Nir Eyal took to the main stage to talk about his new book, “Indistractable: How to Control Your Attention and Choose Your Life” with a sneak peek into some tips and tricks on how to overcome technology’s hold, driving home that in order to manage distraction, we must first understand what discomfort we are avoiding. The irony was not lost that Eyal is also the bestselling author of “Hooked: How to Build Habit-Forming Products” – and is an expert on the stickiness factor of platforms like Facebook, Slack and iPhone.
Another summit gem was the conversation on building diverse and inclusive communities with Tiffany Yu, Founder & CEO of Diversability, Olatunde Sobomehin, CEO at StreetCode Academy that provides free coding for communities of color, and Hannah Levy, Community Manager at Tech Ladies. The first and easiest step is to reframe the way we think about marginalized and vulnerable communities; instead of thinking about disabled members from an exclusion, scarcity mindset (which strips that cohort of power), change mindset to one of inclusion and abundance. There is room for everyone.

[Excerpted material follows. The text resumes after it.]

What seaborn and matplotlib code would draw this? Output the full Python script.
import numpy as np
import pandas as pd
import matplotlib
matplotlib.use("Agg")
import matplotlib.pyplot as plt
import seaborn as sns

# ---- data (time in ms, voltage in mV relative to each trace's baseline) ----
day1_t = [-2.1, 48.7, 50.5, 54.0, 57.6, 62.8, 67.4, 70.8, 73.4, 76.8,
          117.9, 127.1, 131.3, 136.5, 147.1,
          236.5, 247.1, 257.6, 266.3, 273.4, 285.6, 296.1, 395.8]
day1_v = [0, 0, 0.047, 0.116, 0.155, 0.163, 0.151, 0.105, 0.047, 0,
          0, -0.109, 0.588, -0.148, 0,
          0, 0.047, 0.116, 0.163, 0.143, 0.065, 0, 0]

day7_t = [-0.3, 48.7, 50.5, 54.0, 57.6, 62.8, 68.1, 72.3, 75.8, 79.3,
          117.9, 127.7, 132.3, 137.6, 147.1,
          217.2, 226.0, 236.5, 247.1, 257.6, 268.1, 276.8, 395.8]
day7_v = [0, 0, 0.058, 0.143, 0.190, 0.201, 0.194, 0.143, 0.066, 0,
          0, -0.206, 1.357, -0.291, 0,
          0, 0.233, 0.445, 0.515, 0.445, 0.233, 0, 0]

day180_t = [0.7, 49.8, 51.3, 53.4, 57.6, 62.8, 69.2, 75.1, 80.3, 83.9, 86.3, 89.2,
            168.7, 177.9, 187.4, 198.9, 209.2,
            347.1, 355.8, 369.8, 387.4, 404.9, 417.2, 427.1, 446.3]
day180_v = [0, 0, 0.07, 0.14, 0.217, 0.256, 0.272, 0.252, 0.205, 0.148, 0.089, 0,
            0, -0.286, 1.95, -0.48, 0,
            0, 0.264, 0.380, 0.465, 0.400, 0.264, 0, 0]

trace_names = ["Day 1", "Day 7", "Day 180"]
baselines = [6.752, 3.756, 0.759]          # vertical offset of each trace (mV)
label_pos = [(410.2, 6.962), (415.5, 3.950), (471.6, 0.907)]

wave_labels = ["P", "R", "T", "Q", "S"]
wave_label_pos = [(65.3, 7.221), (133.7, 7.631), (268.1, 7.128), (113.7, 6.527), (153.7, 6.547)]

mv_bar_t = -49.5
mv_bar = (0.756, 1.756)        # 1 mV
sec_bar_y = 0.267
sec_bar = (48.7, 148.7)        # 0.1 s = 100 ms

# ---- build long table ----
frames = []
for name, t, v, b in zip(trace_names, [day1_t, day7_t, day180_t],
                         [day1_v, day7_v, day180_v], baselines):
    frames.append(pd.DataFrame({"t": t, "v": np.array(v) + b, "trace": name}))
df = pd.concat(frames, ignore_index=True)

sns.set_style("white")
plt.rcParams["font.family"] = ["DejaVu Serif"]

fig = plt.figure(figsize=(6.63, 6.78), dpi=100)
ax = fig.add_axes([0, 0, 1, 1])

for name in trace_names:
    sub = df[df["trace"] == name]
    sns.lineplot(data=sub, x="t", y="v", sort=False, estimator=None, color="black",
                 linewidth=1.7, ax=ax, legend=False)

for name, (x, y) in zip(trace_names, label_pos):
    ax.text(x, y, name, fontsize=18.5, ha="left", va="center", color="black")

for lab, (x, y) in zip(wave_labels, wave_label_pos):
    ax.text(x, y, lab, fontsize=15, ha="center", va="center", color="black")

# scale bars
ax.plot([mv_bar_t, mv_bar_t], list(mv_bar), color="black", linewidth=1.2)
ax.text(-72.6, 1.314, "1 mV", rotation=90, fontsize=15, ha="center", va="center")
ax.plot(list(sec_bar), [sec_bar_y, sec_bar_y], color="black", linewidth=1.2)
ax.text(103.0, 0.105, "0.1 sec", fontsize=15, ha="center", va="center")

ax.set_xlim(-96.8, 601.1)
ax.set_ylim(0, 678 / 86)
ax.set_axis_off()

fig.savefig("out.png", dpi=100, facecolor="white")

“Self-Care” was announced to be the 2020 theme for Community Manager Appreciation day by the creator of the awareness day himself, Jeremiah Owyang, Founding Partner of Kaleido Insights. Cheers erupted in the gallery in response; TLC for community professionals is an oft discussed topic but rarely executed as they are often wearing several different hats and juggling multiple roles. David Spinks reported in his overview highlight that 75% of communities have 5 members or fewer. Several sessions covered this topic including “Self-Care Isn’t Selfish: Strategies for Bringing Your Best Self to Your Community” emphasizing the airplane oxygen mask metaphor – placing the mask on yourself before helping others – in order to keep yourself fully able to support of caring for others without sacrificing your own well-being.

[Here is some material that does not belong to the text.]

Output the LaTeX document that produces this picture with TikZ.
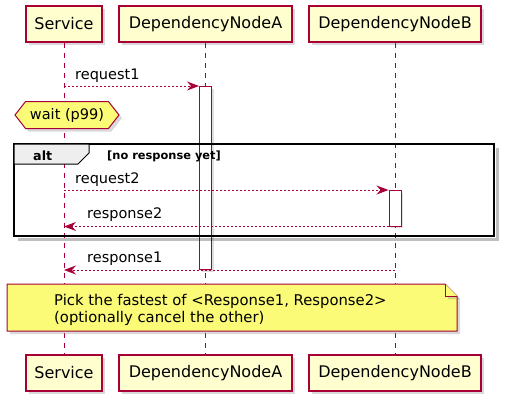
\documentclass[tikz,border=0pt]{standalone}
\usepackage{fontspec}
\setmainfont{DejaVu Sans}
\usetikzlibrary{shapes,shadows,arrows.meta,positioning,calc}
\definecolor{umlborde}{HTML}{A80036}
\definecolor{umlfondo}{HTML}{FEFECE}
\definecolor{umlnota}{HTML}{FBFB77}
\definecolor{umlpestana}{HTML}{EEEEEE}
\tikzset{
    participante/.style={
        rectangle,                % caja del participante
        draw=umlborde,            % borde granate
        fill=umlfondo,            % relleno crema
        line width=1.5pt,
        minimum width=#1,         % ancho según el nombre
        minimum height=36pt,
        inner sep=0pt,
        font=\fontsize{16}{19}\selectfont,
        drop shadow={shadow xshift=3pt, shadow yshift=-3pt, opacity=0.3}
    },
    lineavida/.style={
        draw=umlborde,
        line width=1pt,
        dash pattern=on 5pt off 5pt  % discontinua larga
    },
    activacion/.style={
        rectangle,
        draw=umlborde,
        fill=white,
        line width=1pt,
        minimum width=12pt,
        minimum height=#1,        % duración de la activación
        inner sep=0pt,
        anchor=north,
        drop shadow={shadow xshift=2pt, shadow yshift=-2pt, opacity=0.25}
    },
    mensaje/.style={
        draw=umlborde,
        line width=1pt,
        dash pattern=on 2pt off 2pt, % punteado fino
        -{Stealth[length=12pt, width=9pt, inset=4pt]}
    },
    etiqueta/.style={
        font=\fontsize{14.5}{17}\selectfont,
        inner sep=0pt,
        anchor=base west
    },
    espera/.style={
        shape=signal,             % hexágono alargado
        signal to=west and east,
        signal pointer angle=104,
        draw=umlborde,
        fill=umlnota,
        line width=1pt,
        minimum height=27pt,
        inner xsep=4pt,
        inner ysep=0pt,
        font=\fontsize{14.5}{17}\selectfont,
        drop shadow={shadow xshift=3pt, shadow yshift=-3pt, opacity=0.3}
    },
    marco/.style={draw=black, line width=2pt},
    sombramarco/.style={draw=black, line width=3pt, opacity=0.25},
    pestana/.style={draw=black, fill=umlpestana, line width=1pt},
    textoalt/.style={font=\bfseries\fontsize{12.7}{15}\selectfont, inner sep=0pt, anchor=base west},
    condicion/.style={font=\bfseries\fontsize{11.4}{14}\selectfont, inner sep=0pt, anchor=base west},
    nota/.style={
        draw=umlborde,
        fill=umlnota,
        line width=1pt,
        drop shadow={shadow xshift=3pt, shadow yshift=-3pt, opacity=0.3}
    },
    textonota/.style={
        font=\fontsize{14.8}{17}\selectfont,
        inner sep=0pt,
        align=left,
        anchor=north west
    }
}
\begin{document}
\begin{tikzpicture}[x=1pt, y=-1pt, node distance=15.5pt]
    \useasboundingbox (0,0) rectangle (510,407);
    \node[participante=76pt] (servicioArriba) at (64,24) {Service};
    \node[participante=173pt, right=of servicioArriba] (nodoAArriba) {DependencyNodeA};
    \node[participante=172pt, right=of nodoAArriba] (nodoBArriba) {DependencyNodeB};
    \node[participante=76pt, below=311.5pt of servicioArriba] (servicioAbajo) {Service};
    \node[participante=173pt, below=311.5pt of nodoAArriba] (nodoAAbajo) {DependencyNodeA};
    \node[participante=172pt, below=311.5pt of nodoBArriba] (nodoBAbajo) {DependencyNodeB};

    \draw[lineavida] (servicioArriba) -- (servicioAbajo);
    \draw[lineavida] (nodoAArriba) -- (nodoAAbajo);
    \draw[lineavida] (nodoBArriba) -- (nodoBAbajo);

    \node[activacion=183pt] (actA) at (nodoAArriba.south |- 0,86) {};
    \node[activacion=35.5pt] (actB) at (nodoBArriba.south |- 0,190) {};

    \node[espera, minimum width=104pt] (espera) at (67,115) {wait (p99)};

    \draw[sombramarco] (497,148) -- (497,239) -- (18,239);
    \draw[marco] (14,144) rectangle (494,236);
    \filldraw[pestana] (14,144) -- (89,144) -- (89,153) -- (78,164) -- (14,164) -- cycle;
    \node[textoalt] (alt) at (33,160) {alt};
    \node[condicion] (condicion) at (107,159) {[no response yet]};

    \draw[mensaje] (servicioArriba |- actA.north) -- (actA.north west);
    \node[etiqueta] (peticion1) at (75,79) {request1};
    \draw[mensaje] (servicioArriba |- actB.north) -- (actB.north west);
    \node[etiqueta] (peticion2) at (75,183) {request2};
    \draw[mensaje] (actB.south west) -- (servicioArriba |- actB.south);
    \node[etiqueta] (respuesta2) at (87,218) {response2};
    \draw[mensaje] (nodoBArriba |- actA.south) -- (servicioArriba |- actA.south);
    \node[etiqueta] (respuesta1) at (87,262) {response1};

    \filldraw[nota] (7,284) -- (445,284) -- (457,296) -- (457,331) -- (7,331) -- cycle;
    \draw[nota, drop shadow={opacity=0}] (445,284) -- (445,296) -- (457,296);
    \node[textonota] (nota) at (54,294) {Pick the fastest of <Response1, Response2>\\(optionally cancel the other)};
\end{tikzpicture}
\end{document}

The conference creators added individual touches to help make the large conference feel inviting and to maximize the connection between attendees. The first task for summit registrants after registration was to personalize lanyard badges – such an easy way to warm up attendees and make them feel welcome. Another interesting concept at the conference was CMX’s “Birds-of-a-Feather” lunch where tables were set up to facilitate conversation between the attendees. Conference organizers organized around 15 tables around a topic specific to Community like “Crisis Management” and “Building Belonging: Designing Balanced Community,” and attendees could sit at different tables to share their thoughts or ask questions.
Charlene Li, founder of the Altimeter Group and author of “The Disruption Mindset: Why Some Organizations Transform While Others Fail,” closed out with the conference. She held an illuminating and captivating discussion with David Hersh, Founding CEO of Jive Software, in a fireside chat titled, “The Secrets of the Most Disruptive Organizations.” The discussion focused on how communities can contribute to the disruption strategy of successful companies, along with the courage it takes for companies to develop and implement changes based on a future-state of its customer not yet seen. To make vast changes and steer the ship towards the unknown is a disruptive movement, but these leaps also define company innovation that can change the world.

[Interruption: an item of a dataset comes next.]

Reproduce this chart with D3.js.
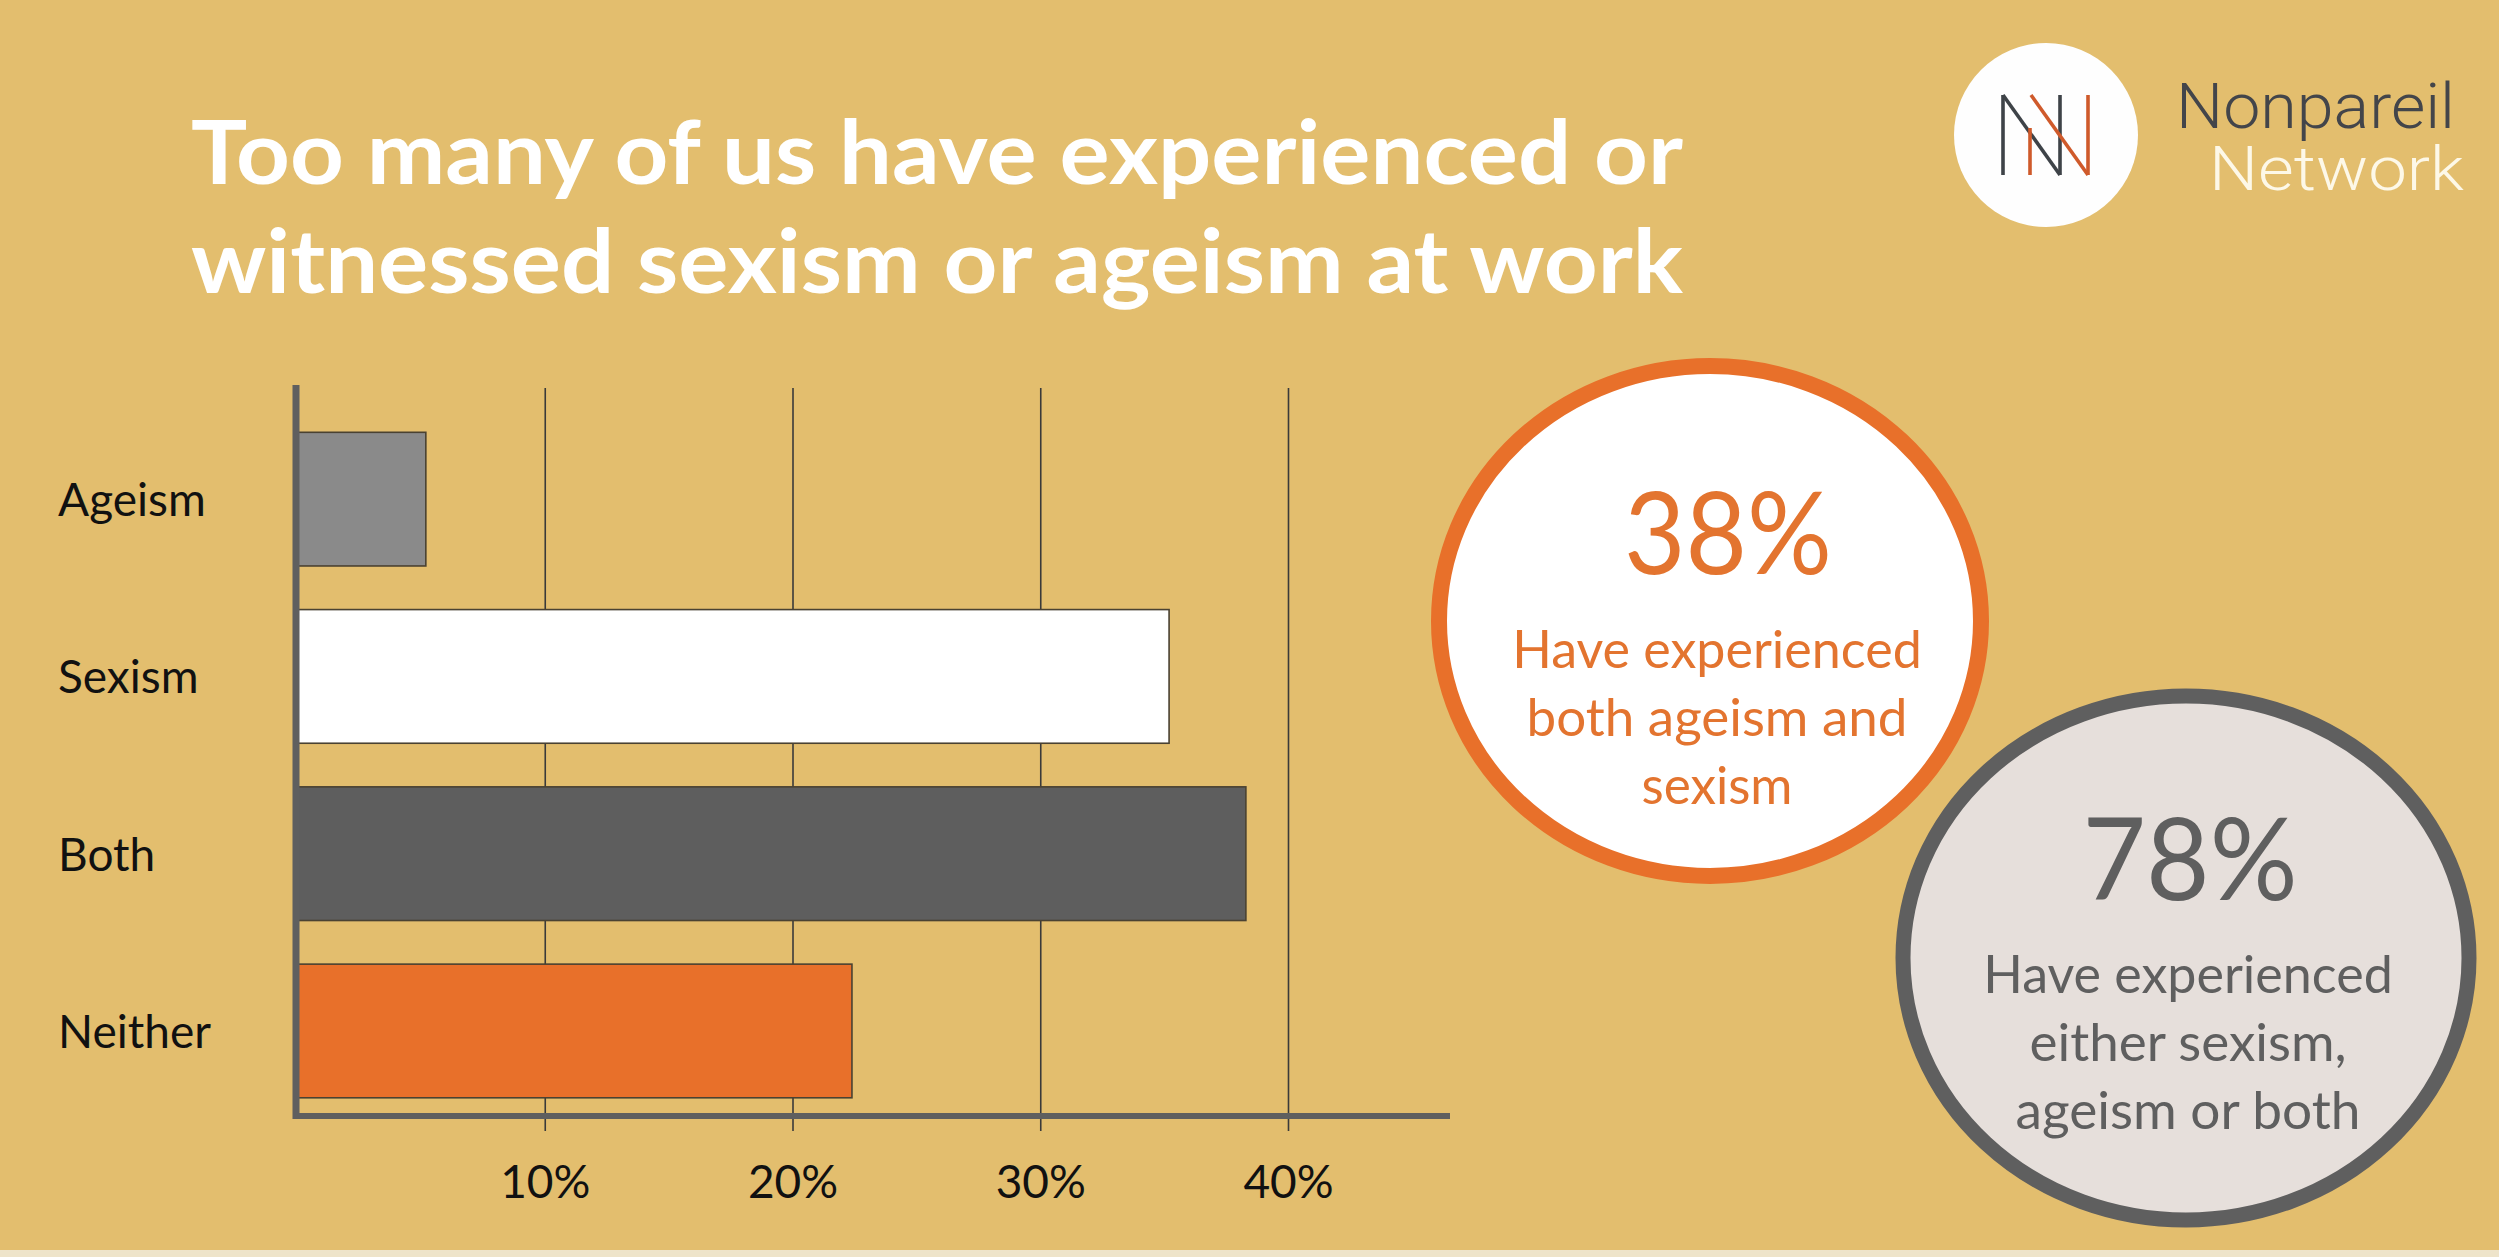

In my own session “Sense of Community: Find Out What Your Members Won’t Tell You,” I talked about the challenges of trying to tie metrics to a feeling. Coupled with that, metrics are effective in telling us the potential for engagement but not necessarily the real picture. I proposed a practice of taking the SCI (Sense of Community index tool based on McMillan and Chavis’ decades of research) and turning the survey items into a checklist for community builders and managers as they walk through this house that they’ve built from the ground up.
The conference wrapped with closing remarks by David Spinks and included an announcement that CMX Summit would return to Redwood City at the Fox Theater in 2020.
If I had to summarize my experience for the 2 days spent at CMX, it would include the word ‘passion.’ Everyone I observed, from the Lyft drivers to bestselling authors, displayed a pulpable passionate about their community, whether physical or virtual.